*Source data:*
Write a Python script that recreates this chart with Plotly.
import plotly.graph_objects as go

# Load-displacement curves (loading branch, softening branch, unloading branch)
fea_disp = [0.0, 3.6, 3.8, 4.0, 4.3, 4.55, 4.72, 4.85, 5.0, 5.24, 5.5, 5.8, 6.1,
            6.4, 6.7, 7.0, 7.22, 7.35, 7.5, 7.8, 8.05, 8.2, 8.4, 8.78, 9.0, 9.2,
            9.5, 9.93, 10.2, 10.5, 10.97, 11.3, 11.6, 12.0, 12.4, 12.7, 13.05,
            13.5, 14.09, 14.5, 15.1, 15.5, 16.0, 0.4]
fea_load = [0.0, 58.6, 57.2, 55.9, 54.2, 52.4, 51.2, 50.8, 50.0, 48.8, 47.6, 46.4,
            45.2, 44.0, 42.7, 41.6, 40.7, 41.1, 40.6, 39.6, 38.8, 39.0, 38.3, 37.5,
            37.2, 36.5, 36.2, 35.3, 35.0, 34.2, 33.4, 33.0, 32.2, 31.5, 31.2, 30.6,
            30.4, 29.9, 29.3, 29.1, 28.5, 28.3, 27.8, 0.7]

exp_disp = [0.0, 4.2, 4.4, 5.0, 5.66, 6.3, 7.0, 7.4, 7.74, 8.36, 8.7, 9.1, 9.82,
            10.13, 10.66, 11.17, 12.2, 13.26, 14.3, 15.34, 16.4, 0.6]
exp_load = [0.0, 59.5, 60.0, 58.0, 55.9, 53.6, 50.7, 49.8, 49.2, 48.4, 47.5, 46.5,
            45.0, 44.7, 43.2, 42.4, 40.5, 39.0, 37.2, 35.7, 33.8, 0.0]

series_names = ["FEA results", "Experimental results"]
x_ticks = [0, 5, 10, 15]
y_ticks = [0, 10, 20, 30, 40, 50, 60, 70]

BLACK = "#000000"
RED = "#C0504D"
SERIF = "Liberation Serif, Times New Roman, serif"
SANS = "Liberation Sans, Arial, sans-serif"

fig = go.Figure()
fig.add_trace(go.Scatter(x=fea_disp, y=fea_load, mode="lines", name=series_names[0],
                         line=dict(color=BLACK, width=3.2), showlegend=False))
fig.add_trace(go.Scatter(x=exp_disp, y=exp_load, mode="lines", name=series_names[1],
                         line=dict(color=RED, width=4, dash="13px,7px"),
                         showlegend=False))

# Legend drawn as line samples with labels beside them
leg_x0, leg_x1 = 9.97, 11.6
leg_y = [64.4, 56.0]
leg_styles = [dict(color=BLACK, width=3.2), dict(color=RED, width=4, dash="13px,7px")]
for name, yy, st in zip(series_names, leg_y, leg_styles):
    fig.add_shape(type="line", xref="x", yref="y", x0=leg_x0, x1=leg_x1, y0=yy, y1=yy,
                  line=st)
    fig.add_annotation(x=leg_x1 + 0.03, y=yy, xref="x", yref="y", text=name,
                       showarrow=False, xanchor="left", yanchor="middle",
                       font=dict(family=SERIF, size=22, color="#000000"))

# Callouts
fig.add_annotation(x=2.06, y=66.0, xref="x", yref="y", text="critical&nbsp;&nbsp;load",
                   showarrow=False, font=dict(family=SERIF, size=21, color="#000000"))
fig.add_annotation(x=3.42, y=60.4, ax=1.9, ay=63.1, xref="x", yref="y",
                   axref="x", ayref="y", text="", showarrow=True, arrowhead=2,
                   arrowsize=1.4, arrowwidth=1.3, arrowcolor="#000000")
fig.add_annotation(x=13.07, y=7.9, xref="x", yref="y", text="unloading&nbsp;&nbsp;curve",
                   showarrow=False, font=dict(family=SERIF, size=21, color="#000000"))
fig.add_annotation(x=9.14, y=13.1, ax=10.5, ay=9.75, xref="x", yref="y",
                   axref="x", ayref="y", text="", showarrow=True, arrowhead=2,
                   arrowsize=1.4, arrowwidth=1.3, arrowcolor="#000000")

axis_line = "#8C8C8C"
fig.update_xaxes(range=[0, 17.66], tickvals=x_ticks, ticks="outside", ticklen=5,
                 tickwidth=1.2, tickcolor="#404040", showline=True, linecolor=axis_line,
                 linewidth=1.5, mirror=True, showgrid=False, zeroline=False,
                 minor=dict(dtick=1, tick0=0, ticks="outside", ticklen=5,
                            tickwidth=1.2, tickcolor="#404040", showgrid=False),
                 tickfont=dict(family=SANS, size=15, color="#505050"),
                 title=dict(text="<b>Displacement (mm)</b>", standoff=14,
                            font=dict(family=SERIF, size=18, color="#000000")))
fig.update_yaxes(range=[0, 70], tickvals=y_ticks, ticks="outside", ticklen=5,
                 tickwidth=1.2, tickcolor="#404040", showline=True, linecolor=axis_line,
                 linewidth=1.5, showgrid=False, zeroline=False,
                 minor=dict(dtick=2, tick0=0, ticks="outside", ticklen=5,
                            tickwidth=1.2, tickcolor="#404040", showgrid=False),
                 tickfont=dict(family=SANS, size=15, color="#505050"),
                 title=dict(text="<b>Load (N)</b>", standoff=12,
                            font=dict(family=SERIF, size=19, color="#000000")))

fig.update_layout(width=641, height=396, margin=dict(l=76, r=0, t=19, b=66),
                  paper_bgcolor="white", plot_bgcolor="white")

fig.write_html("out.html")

*Exercise:* Exactly repeat the lines running from the top of the listing to the line bearing "30.4, 29.9, 29.3, 29.1, 28.5, 28.3, 27.8, 0.7]", both of those lines included, and only them.

*Exercise output:*
Write a Python script that recreates this chart with Plotly.
import plotly.graph_objects as go

# Load-displacement curves (loading branch, softening branch, unloading branch)
fea_disp = [0.0, 3.6, 3.8, 4.0, 4.3, 4.55, 4.72, 4.85, 5.0, 5.24, 5.5, 5.8, 6.1,
            6.4, 6.7, 7.0, 7.22, 7.35, 7.5, 7.8, 8.05, 8.2, 8.4, 8.78, 9.0, 9.2,
            9.5, 9.93, 10.2, 10.5, 10.97, 11.3, 11.6, 12.0, 12.4, 12.7, 13.05,
            13.5, 14.09, 14.5, 15.1, 15.5, 16.0, 0.4]
fea_load = [0.0, 58.6, 57.2, 55.9, 54.2, 52.4, 51.2, 50.8, 50.0, 48.8, 47.6, 46.4,
            45.2, 44.0, 42.7, 41.6, 40.7, 41.1, 40.6, 39.6, 38.8, 39.0, 38.3, 37.5,
            37.2, 36.5, 36.2, 35.3, 35.0, 34.2, 33.4, 33.0, 32.2, 31.5, 31.2, 30.6,
            30.4, 29.9, 29.3, 29.1, 28.5, 28.3, 27.8, 0.7]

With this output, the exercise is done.